Stephen Covey shared a story of watching a group of kids acting in a hysterical manner at the Bus Station while their father watched, seemingly undisturbed by the possible scene or disturbance they were creating for other passengers.
Later on asking their Father to caution the kids did he realize he had just lost his wife and their mother. That totally changed his interpretation of the situation. Annoyance shifted to empathy.
Conscience will let us know when we should reserve judgment. Conscience will let us see the world through the eyes of another instead of running roughshod over them with hasty judgment and action.
We can make an informed judgement or take appropriate decision because conscience prompts us to not to judge a matters without first understanding the facts, not to respond without listening well.
And we can’t listen well unless we are willing to empathize.
4. Guarding the mind
To preserve the voice of conscience, we must erect a watch-guard at the gates of our eyes and ears.
Zac Poonen said, “The knowledge of evil is not wisdom” to help us understand that not everything is worth knowing about even if it is trending.
We monitor our media consumption because conscience tell us that whatever we allow to enter our mind can change our heart or conviction and hence influence the outcome of our lives.
Jim Rohn once jokingly quipped that anyone can find something useful in a trashcan but why go through the heap of dirt.
I find this an area of struggle because it’s easier to fill the mind with dirt than with the noble and true. For this, I constantly plead to the Maker that I may have a heart filled with good thoughts and the right desires and inclinations.
The sentiments in my heart are better expressed by the Psalmist, “But how can I ever know what sins are lurking in my heart? Cleanse me from these hidden faults. And keep me from deliberate wrongs; help me to stop doing them…..May my spoken words and my unspoken thoughts be pleasing even to you, O Lord my Rock and my Redeemer.” Psalm19:12-14
An educated conscience will ask us if what we fill our minds with is beneficial to the health of the soul even though it is technically legal.
Other times, our issue is an underconsumption of the right diet of information, that leaves us with rickety of the mind.
Like Junk food, wrong content when allowed into the mind leaves us bloated, never wiser and too much of it will gradually weaken the health of the soul.
The Importance of Conviction
The ultimate importance of educating the conscience is that we might develop conviction. That we might experience less struggle to follow our noble inclinations and to deprive the enemy of its power to fight the civil war of conflicting desires that often erupt within.
The least we need in moments of weakness is succumb to rationalization and avoid the education of the conscience.

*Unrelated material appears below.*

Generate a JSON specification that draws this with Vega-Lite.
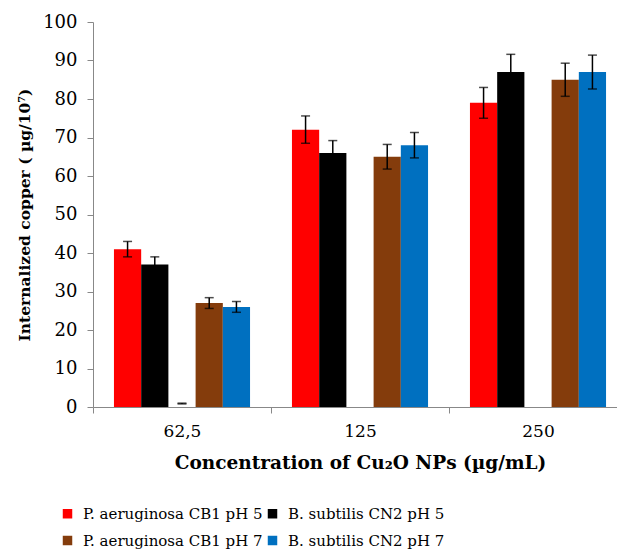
{
  "$schema": "https://vega.github.io/schema/vega-lite/v6.json",
  "width": 524,
  "height": 385,
  "autosize": "none",
  "padding": {"left": 93, "top": 22, "right": 0, "bottom": 152},
  "config": {
    "view": {"stroke": null},
    "font": "DejaVu Serif"
  },
  "data": {
    "values": [
      {"conc": "62,5", "slot": "s1", "series": "P. aeruginosa CB1 pH 5", "value": 41, "lo": 39, "hi": 43},
      {"conc": "62,5", "slot": "s2", "series": "B. subtilis CN2 pH 5", "value": 37, "lo": 35, "hi": 39},
      {"conc": "62,5", "slot": "s3", "series": null, "value": null, "lo": 0.8, "hi": 1.0},
      {"conc": "62,5", "slot": "s4", "series": "P. aeruginosa CB1 pH 7", "value": 27, "lo": 25.6, "hi": 28.4},
      {"conc": "62,5", "slot": "s5", "series": "B. subtilis CN2 pH 7", "value": 26, "lo": 24.6, "hi": 27.4},
      {"conc": "125", "slot": "s1", "series": "P. aeruginosa CB1 pH 5", "value": 72, "lo": 68.5, "hi": 75.6},
      {"conc": "125", "slot": "s2", "series": "B. subtilis CN2 pH 5", "value": 66, "lo": 62.8, "hi": 69.2},
      {"conc": "125", "slot": "s4", "series": "P. aeruginosa CB1 pH 7", "value": 65, "lo": 61.8, "hi": 68.2},
      {"conc": "125", "slot": "s5", "series": "B. subtilis CN2 pH 7", "value": 68, "lo": 64.7, "hi": 71.3},
      {"conc": "250", "slot": "s1", "series": "P. aeruginosa CB1 pH 5", "value": 79, "lo": 75, "hi": 83},
      {"conc": "250", "slot": "s2", "series": "B. subtilis CN2 pH 5", "value": 87, "lo": 82.4, "hi": 91.6},
      {"conc": "250", "slot": "s4", "series": "P. aeruginosa CB1 pH 7", "value": 85, "lo": 80.7, "hi": 89.3},
      {"conc": "250", "slot": "s5", "series": "B. subtilis CN2 pH 7", "value": 87, "lo": 82.6, "hi": 91.4}
    ]
  },
  "encoding": {
    "x": {
      "field": "conc",
      "type": "nominal",
      "sort": ["62,5", "125", "250"],
      "scale": {"range": [0, 534], "paddingInner": 0, "paddingOuter": 0},
      "axis": {
        "title": "Concentration  of Cu₂O NPs (µg/mL)",
        "titleFont": "DejaVu Serif",
        "labelFont": "DejaVu Serif",
        "titleFontSize": 18.5,
        "titleFontWeight": "bold",
        "titleColor": "black",
        "titlePadding": 14,
        "labelFontSize": 17,
        "labelColor": "black",
        "labelAngle": 0,
        "labelPadding": 10,
        "domainColor": "#888888",
        "tickColor": "#888888",
        "tickSize": 6,
        "tickBand": "extent",
        "grid": false
      }
    },
    "xOffset": {
      "field": "slot",
      "type": "nominal",
      "scale": {"domain": ["s1", "s2", "s3", "s4", "s5"], "paddingInner": 0, "paddingOuter": 0.77}
    },
    "y": {
      "field": "value",
      "type": "quantitative",
      "scale": {"domain": [0, 100]},
      "axis": {
        "values": [0, 10, 20, 30, 40, 50, 60, 70, 80, 90, 100],
        "tickCount": 11,
        "labelOverlap": false,
        "grid": false,
        "title": "Internalized copper ( µg/10⁷)",
        "titleFont": "DejaVu Serif",
        "titleFontSize": 15.5,
        "titleFontWeight": "bold",
        "titleColor": "black",
        "titlePadding": 10,
        "labelFont": "DejaVu Serif",
        "labelFontSize": 18,
        "labelColor": "black",
        "labelPadding": 10,
        "domainColor": "#888888",
        "tickColor": "#888888",
        "tickSize": 6
      }
    }
  },
  "layer": [
    {
      "transform": [{"filter": "datum.series != null"}],
      "mark": {"type": "bar"},
      "encoding": {
        "color": {
          "field": "series",
          "type": "nominal",
          "scale": {
            "domain": ["P. aeruginosa CB1 pH 5", "B. subtilis CN2 pH 5", "P. aeruginosa CB1 pH 7", "B. subtilis CN2 pH 7"],
            "range": ["#ff0000", "#000000", "#843c0c", "#0070c0"]
          },
          "legend": {
            "title": null,
            "orient": "none",
            "direction": "horizontal",
            "columns": 2,
            "legendX": -33,
            "legendY": 484,
            "symbolType": "square",
            "symbolSize": 90,
            "symbolStrokeWidth": 0,
            "labelFont": "DejaVu Serif",
            "labelFontSize": 15,
            "labelColor": "black",
            "labelLimit": 400,
            "labelOffset": 8,
            "rowPadding": 11,
            "columnPadding": 2
          }
        }
      }
    },
    {
      "mark": {"type": "rule", "color": "black", "strokeWidth": 1.5},
      "encoding": {
        "y": {"field": "lo", "type": "quantitative"},
        "y2": {"field": "hi"}
      }
    },
    {
      "mark": {"type": "tick", "color": "black", "thickness": 1.5, "size": 9},
      "encoding": {"y": {"field": "lo", "type": "quantitative"}}
    },
    {
      "mark": {"type": "tick", "color": "black", "thickness": 1.5, "size": 9},
      "encoding": {"y": {"field": "hi", "type": "quantitative"}}
    }
  ]
}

Instead let us reach out for the sword of truth and pierce our dull hearts or run towards those who won’t hold back the sword from drawing blood but are willing to nurse us back to health where they have penetrated our conscience with sword of truth.
It is a profound insight revealed through James A. Garfield that “the truth will set you free, but first it will make you miserable.”
May we accept that misery as the path and not the obstacle to wholeness.